• Source data:
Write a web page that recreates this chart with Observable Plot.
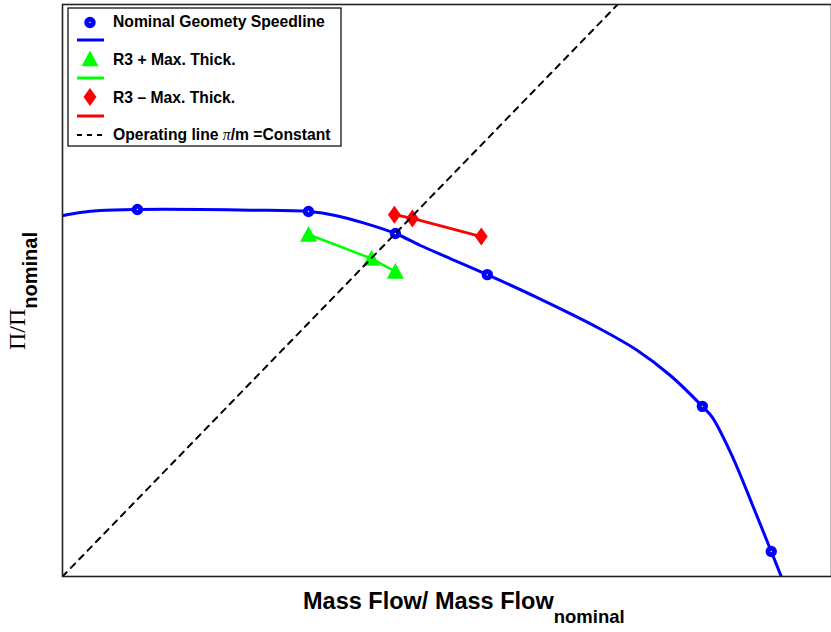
<!DOCTYPE html>
<html>
<head>
<meta charset="utf-8">
<script src="https://cdn.jsdelivr.net/npm/d3@7"></script>
<script src="https://cdn.jsdelivr.net/npm/@observablehq/plot@0.6"></script>
<style>
  body { margin: 0; background: #fff; }
  #chart { width: 831px; height: 632px; }
  #chart svg { display: block; }
</style>
</head>
<body>
<div id="chart"></div>
<script>
// Compressor speedlines, mass flow and pressure ratio both normalised by the nominal operating point.

// Nominal geometry speedline (smooth curve)
const nominalCurveFlow = [0.000, 0.054, 0.114, 0.225, 0.414, 0.565, 0.739, 0.823, 0.904, 1.000,
                          1.075, 1.165, 1.276, 1.426, 1.607, 1.727, 1.826, 1.922, 1.952, 2.015,
                          2.072, 2.129, 2.159];
const nominalCurvePR   = [1.052, 1.061, 1.067, 1.070, 1.070, 1.068, 1.064, 1.052, 1.031, 1.000,
                          0.965, 0.927, 0.880, 0.813, 0.726, 0.659, 0.586, 0.496, 0.464, 0.344,
                          0.210, 0.073, 0.000];

// Nominal geometry computed points
const nominalFlow = [0.225, 0.739, 1.000, 1.276, 1.922, 2.129];
const nominalPR   = [1.070, 1.064, 1.000, 0.880, 0.496, 0.073];

// R3 + max. thickness
const plusFlow = [0.739, 0.928, 1.000];
const plusPR   = [0.997, 0.927, 0.889];

// R3 - max. thickness
const minusFlow = [0.997, 1.051, 1.258];
const minusPR   = [1.055, 1.044, 0.991];

// Operating line: pi/m = constant
const operatingConstant = 1.0;
const operatingFlow = [0, 2.0];

const flowDomain = [0, 2.31];
const prDomain = [0, 1.6676];

const BLUE = "#0000ff", GREEN = "#00ff00", RED = "#ff0000";
const FONT = "'Liberation Sans', Arial, Helvetica, sans-serif";
const SERIF = "'Liberation Serif', 'Times New Roman', serif";

const zipXY = (xs, ys) => xs.map((x, i) => ({x, y: ys[i]}));
const nominalCurve = zipXY(nominalCurveFlow, nominalCurvePR);
const nominalPts = zipXY(nominalFlow, nominalPR);
const plusPts = zipXY(plusFlow, plusPR);
const minusPts = zipXY(minusFlow, minusPR);
const operating = operatingFlow.map(x => ({x, y: operatingConstant * x}));

// Marker shapes: upward triangle and a slightly tall diamond
const triangleUp = {
  draw(ctx, size) {
    const s = Math.sqrt(size / Math.PI);
    ctx.moveTo(0, -s);
    ctx.lineTo(s, s * 0.85);
    ctx.lineTo(-s, s * 0.85);
    ctx.closePath();
  }
};
const tallDiamond = {
  draw(ctx, size) {
    const s = Math.sqrt(size / Math.PI);
    ctx.moveTo(0, -s);
    ctx.lineTo(s * 0.72, 0);
    ctx.lineTo(0, s);
    ctx.lineTo(-s * 0.72, 0);
    ctx.closePath();
  }
};

const chart = Plot.plot({
  width: 831,
  height: 632,
  marginLeft: 62,
  marginRight: 0,
  marginTop: 4,
  marginBottom: 56,
  style: {fontFamily: FONT, background: "white"},
  x: {domain: flowDomain, axis: null},
  y: {domain: prDomain, axis: null},
  marks: [
    Plot.line(nominalCurve, {x: "x", y: "y", stroke: BLUE, strokeWidth: 3, curve: "catmull-rom", clip: true}),
    Plot.dot(nominalPts, {x: "x", y: "y", r: 3.2, stroke: BLUE, strokeWidth: 5, fill: "white"}),
    Plot.line(plusPts, {x: "x", y: "y", stroke: GREEN, strokeWidth: 2.5}),
    Plot.dot(plusPts, {x: "x", y: "y", r: 8.5, symbol: triangleUp, fill: GREEN, stroke: "none"}),
    Plot.line(minusPts, {x: "x", y: "y", stroke: RED, strokeWidth: 2.7}),
    Plot.dot(minusPts, {x: "x", y: "y", r: 9, symbol: tallDiamond, fill: RED, stroke: "none"}),
    Plot.line(operating, {x: "x", y: "y", stroke: "black", strokeWidth: 2, strokeDasharray: "6,6", clip: true}),
    Plot.frame({stroke: "#222", strokeWidth: 1.6})
  ]
});

document.getElementById("chart").appendChild(chart);

const svg = d3.select(chart);

// Axis titles with subscripts
const xLabel = svg.append("text")
  .attr("x", 303).attr("y", 609).attr("text-anchor", "start")
  .attr("font-family", FONT).attr("font-weight", "bold").attr("fill", "black");
xLabel.append("tspan").attr("font-size", 23.5).text("Mass Flow/ Mass Flow");
xLabel.append("tspan").attr("font-size", 18.5).attr("dy", 14).text("nominal");

const yLabel = svg.append("text")
  .attr("transform", "translate(25,350) rotate(-90)").attr("text-anchor", "start")
  .attr("fill", "black");
yLabel.append("tspan").attr("font-family", SERIF).attr("font-size", 24).text("Π/Π");
yLabel.append("tspan").attr("font-family", FONT).attr("font-weight", "bold")
  .attr("font-size", 20).attr("dy", 12).text("nominal");

// Legend box
const lg = svg.append("g").attr("font-family", FONT).attr("font-weight", "bold")
  .attr("font-size", 15.7).attr("text-anchor", "start");
lg.append("rect").attr("x", 68).attr("y", 8).attr("width", 273).attr("height", 138)
  .attr("fill", "white").attr("stroke", "#111").attr("stroke-width", 1.3);

const sym = (shape, r) => d3.symbol(shape, r * r * Math.PI)();
const entries = [
  {label: "Nominal Geomety Speedline", color: BLUE, kind: "circle", my: 22.5, ly: 40, ty: 27},
  {label: "R3 + Max. Thick.", color: GREEN, kind: "tri", my: 59, ly: 78, ty: 65},
  {label: "R3 \u2013 Max. Thick.", color: RED, kind: "dia", my: 97, ly: 116, ty: 103}
];
for (const e of entries) {
  if (e.kind === "circle") {
    lg.append("circle").attr("cx", 90).attr("cy", e.my).attr("r", 3.2)
      .attr("fill", "white").attr("stroke", e.color).attr("stroke-width", 5);
  } else {
    lg.append("path").attr("transform", `translate(90,${e.my})`)
      .attr("d", sym(e.kind === "tri" ? triangleUp : tallDiamond, e.kind === "tri" ? 8.5 : 9))
      .attr("fill", e.color);
  }
  lg.append("line").attr("x1", 77).attr("x2", 104).attr("y1", e.ly).attr("y2", e.ly)
    .attr("stroke", e.color).attr("stroke-width", 3);
  lg.append("text").attr("x", 113).attr("y", e.ty).text(e.label);
}
lg.append("line").attr("x1", 77).attr("x2", 104).attr("y1", 135).attr("y2", 135)
  .attr("stroke", "black").attr("stroke-width", 2).attr("stroke-dasharray", "5,5");
const opText = lg.append("text").attr("x", 113).attr("y", 140);
opText.append("tspan").text("Operating line ");
opText.append("tspan").attr("font-family", SERIF)
  .attr("font-weight", "normal").attr("font-style", "italic").text("π");
opText.append("tspan").text("/m =Constant");
</script>
</body>
</html>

• Exercise description:
Please repeat exactly the data above from its first line to the line that contains "Serif', 'Times New", inclusive, and leave every picture out.

• Finished exercise:
Write a web page that recreates this chart with Observable Plot.
<!DOCTYPE html>
<html>
<head>
<meta charset="utf-8">
<script src="https://cdn.jsdelivr.net/npm/d3@7"></script>
<script src="https://cdn.jsdelivr.net/npm/@observablehq/plot@0.6"></script>
<style>
  body { margin: 0; background: #fff; }
  #chart { width: 831px; height: 632px; }
  #chart svg { display: block; }
</style>
</head>
<body>
<div id="chart"></div>
<script>
// Compressor speedlines, mass flow and pressure ratio both normalised by the nominal operating point.

// Nominal geometry speedline (smooth curve)
const nominalCurveFlow = [0.000, 0.054, 0.114, 0.225, 0.414, 0.565, 0.739, 0.823, 0.904, 1.000,
                          1.075, 1.165, 1.276, 1.426, 1.607, 1.727, 1.826, 1.922, 1.952, 2.015,
                          2.072, 2.129, 2.159];
const nominalCurvePR   = [1.052, 1.061, 1.067, 1.070, 1.070, 1.068, 1.064, 1.052, 1.031, 1.000,
                          0.965, 0.927, 0.880, 0.813, 0.726, 0.659, 0.586, 0.496, 0.464, 0.344,
                          0.210, 0.073, 0.000];

// Nominal geometry computed points
const nominalFlow = [0.225, 0.739, 1.000, 1.276, 1.922, 2.129];
const nominalPR   = [1.070, 1.064, 1.000, 0.880, 0.496, 0.073];

// R3 + max. thickness
const plusFlow = [0.739, 0.928, 1.000];
const plusPR   = [0.997, 0.927, 0.889];

// R3 - max. thickness
const minusFlow = [0.997, 1.051, 1.258];
const minusPR   = [1.055, 1.044, 0.991];

// Operating line: pi/m = constant
const operatingConstant = 1.0;
const operatingFlow = [0, 2.0];

const flowDomain = [0, 2.31];
const prDomain = [0, 1.6676];

const BLUE = "#0000ff", GREEN = "#00ff00", RED = "#ff0000";
const FONT = "'Liberation Sans', Arial, Helvetica, sans-serif";
const SERIF = "'Liberation Serif', 'Times New Roman', serif";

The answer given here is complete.